→ Entries with chart source code:
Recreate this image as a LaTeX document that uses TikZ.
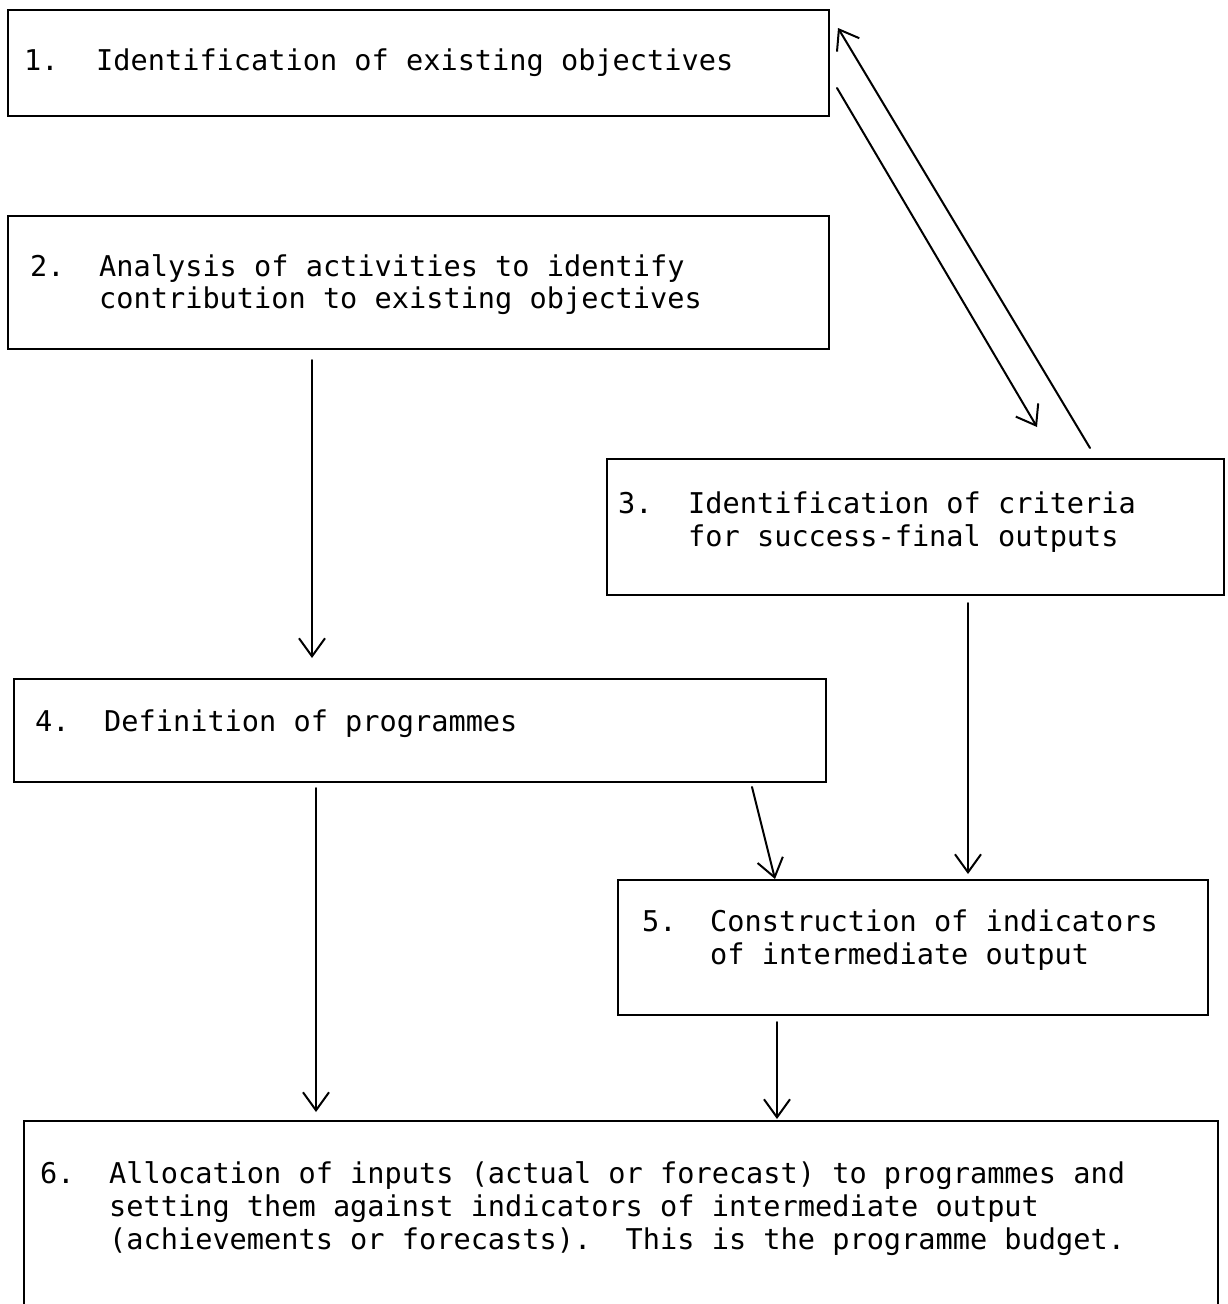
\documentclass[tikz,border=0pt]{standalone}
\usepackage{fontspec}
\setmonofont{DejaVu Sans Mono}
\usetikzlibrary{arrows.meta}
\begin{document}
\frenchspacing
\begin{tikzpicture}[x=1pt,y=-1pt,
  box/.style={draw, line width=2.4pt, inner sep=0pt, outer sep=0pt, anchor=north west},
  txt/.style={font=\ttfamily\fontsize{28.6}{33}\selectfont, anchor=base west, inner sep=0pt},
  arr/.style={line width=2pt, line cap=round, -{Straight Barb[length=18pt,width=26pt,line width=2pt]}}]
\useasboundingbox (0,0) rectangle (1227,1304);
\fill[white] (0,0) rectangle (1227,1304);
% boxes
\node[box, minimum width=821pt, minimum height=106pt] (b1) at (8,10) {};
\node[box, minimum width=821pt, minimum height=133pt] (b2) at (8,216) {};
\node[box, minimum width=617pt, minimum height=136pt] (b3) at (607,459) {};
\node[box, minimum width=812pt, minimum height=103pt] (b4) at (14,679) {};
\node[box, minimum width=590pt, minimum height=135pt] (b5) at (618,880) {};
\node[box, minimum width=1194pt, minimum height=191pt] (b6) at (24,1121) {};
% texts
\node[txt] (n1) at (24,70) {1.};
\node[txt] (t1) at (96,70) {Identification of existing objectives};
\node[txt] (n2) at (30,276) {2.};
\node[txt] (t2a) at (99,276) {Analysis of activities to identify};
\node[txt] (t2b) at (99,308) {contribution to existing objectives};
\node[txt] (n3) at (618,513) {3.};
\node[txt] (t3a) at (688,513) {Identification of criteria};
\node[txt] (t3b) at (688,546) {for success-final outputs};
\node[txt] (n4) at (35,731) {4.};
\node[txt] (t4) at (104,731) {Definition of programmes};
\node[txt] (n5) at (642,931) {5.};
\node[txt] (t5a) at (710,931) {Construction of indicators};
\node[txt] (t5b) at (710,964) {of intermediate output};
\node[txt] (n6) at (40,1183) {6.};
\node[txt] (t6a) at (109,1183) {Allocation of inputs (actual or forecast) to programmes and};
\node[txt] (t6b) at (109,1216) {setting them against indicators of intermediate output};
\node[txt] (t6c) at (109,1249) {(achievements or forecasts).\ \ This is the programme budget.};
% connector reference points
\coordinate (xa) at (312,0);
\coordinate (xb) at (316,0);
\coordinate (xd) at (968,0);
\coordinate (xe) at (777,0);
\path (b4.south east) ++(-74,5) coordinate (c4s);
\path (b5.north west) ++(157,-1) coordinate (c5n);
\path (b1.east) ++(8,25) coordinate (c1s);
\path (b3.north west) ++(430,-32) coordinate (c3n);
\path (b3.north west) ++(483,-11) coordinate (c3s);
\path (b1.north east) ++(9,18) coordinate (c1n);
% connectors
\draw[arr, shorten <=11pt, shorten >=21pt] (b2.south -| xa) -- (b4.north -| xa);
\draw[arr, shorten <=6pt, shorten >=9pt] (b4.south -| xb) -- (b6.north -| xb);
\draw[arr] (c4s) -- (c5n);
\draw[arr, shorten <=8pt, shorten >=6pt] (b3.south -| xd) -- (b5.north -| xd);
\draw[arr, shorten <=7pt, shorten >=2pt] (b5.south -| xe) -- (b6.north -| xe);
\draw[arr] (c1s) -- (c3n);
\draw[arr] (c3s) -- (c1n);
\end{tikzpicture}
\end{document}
...
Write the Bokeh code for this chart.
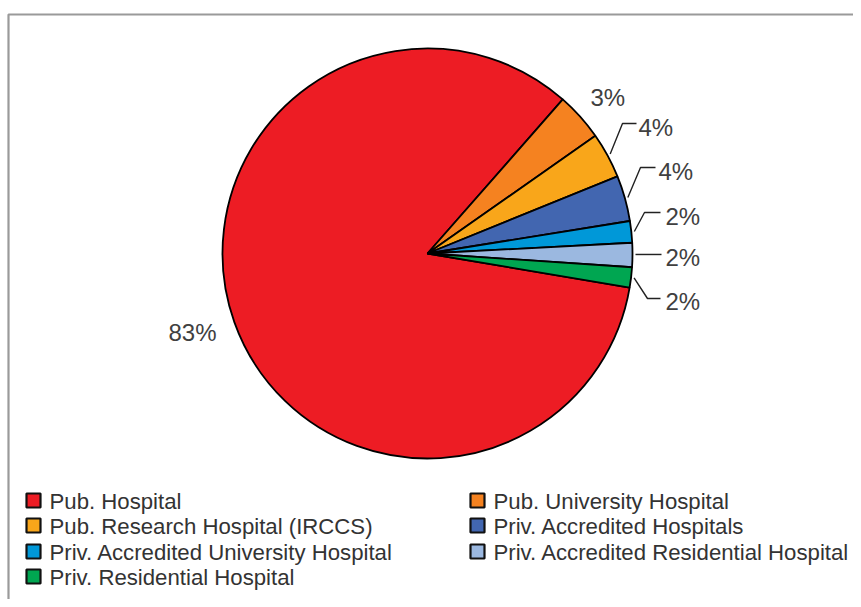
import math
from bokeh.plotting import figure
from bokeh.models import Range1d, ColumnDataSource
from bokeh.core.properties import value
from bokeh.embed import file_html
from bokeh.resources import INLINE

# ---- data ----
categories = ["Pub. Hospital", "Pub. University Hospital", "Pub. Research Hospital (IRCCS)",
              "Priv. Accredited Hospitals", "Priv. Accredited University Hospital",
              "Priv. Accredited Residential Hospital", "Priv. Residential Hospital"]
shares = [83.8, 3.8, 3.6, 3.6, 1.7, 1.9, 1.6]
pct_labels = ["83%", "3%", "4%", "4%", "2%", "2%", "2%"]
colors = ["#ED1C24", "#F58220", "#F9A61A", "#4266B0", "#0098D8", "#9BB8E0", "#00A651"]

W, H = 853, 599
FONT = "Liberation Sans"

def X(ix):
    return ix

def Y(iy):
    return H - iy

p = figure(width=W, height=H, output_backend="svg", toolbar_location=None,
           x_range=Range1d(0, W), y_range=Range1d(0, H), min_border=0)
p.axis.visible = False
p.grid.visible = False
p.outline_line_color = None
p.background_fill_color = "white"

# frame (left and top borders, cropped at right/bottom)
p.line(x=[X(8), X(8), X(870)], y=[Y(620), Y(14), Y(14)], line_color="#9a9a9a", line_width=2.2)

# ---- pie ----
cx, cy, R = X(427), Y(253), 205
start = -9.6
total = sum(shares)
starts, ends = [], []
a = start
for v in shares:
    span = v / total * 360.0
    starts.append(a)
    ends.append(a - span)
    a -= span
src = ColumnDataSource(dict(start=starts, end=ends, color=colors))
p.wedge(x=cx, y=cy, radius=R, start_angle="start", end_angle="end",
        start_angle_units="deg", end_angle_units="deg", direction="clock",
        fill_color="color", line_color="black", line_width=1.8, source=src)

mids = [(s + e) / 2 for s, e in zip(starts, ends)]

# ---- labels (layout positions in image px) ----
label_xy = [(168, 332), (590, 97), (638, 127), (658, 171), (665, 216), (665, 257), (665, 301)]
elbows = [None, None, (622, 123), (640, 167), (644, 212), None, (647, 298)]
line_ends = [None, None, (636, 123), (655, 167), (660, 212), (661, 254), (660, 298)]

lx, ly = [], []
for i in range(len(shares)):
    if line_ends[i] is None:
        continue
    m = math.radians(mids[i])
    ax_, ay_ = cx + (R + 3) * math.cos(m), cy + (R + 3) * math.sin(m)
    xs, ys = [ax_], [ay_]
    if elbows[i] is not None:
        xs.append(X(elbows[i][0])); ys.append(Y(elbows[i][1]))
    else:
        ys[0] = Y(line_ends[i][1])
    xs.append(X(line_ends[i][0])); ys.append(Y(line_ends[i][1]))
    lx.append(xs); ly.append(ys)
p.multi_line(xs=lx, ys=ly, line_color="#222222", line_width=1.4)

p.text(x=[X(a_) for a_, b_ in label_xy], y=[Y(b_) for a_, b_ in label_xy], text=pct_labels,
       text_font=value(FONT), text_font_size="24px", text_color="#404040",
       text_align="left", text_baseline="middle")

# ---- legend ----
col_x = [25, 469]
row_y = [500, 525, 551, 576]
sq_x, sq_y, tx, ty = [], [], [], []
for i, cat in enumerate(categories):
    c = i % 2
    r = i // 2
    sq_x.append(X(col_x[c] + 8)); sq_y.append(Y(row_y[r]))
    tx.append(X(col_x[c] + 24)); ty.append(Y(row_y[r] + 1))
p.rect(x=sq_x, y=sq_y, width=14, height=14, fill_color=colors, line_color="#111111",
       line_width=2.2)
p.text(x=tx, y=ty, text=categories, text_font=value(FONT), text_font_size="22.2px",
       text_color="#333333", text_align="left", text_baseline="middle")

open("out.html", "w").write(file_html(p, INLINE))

→ Problem: Leave the pictures out, and transcribe exactly the lines above starting at the one that contains "Write the Bokeh code for this chart." and ending at the one that contains "from bokeh.resources import INLINE".

→ Response:
Write the Bokeh code for this chart.
import math
from bokeh.plotting import figure
from bokeh.models import Range1d, ColumnDataSource
from bokeh.core.properties import value
from bokeh.embed import file_html
from bokeh.resources import INLINE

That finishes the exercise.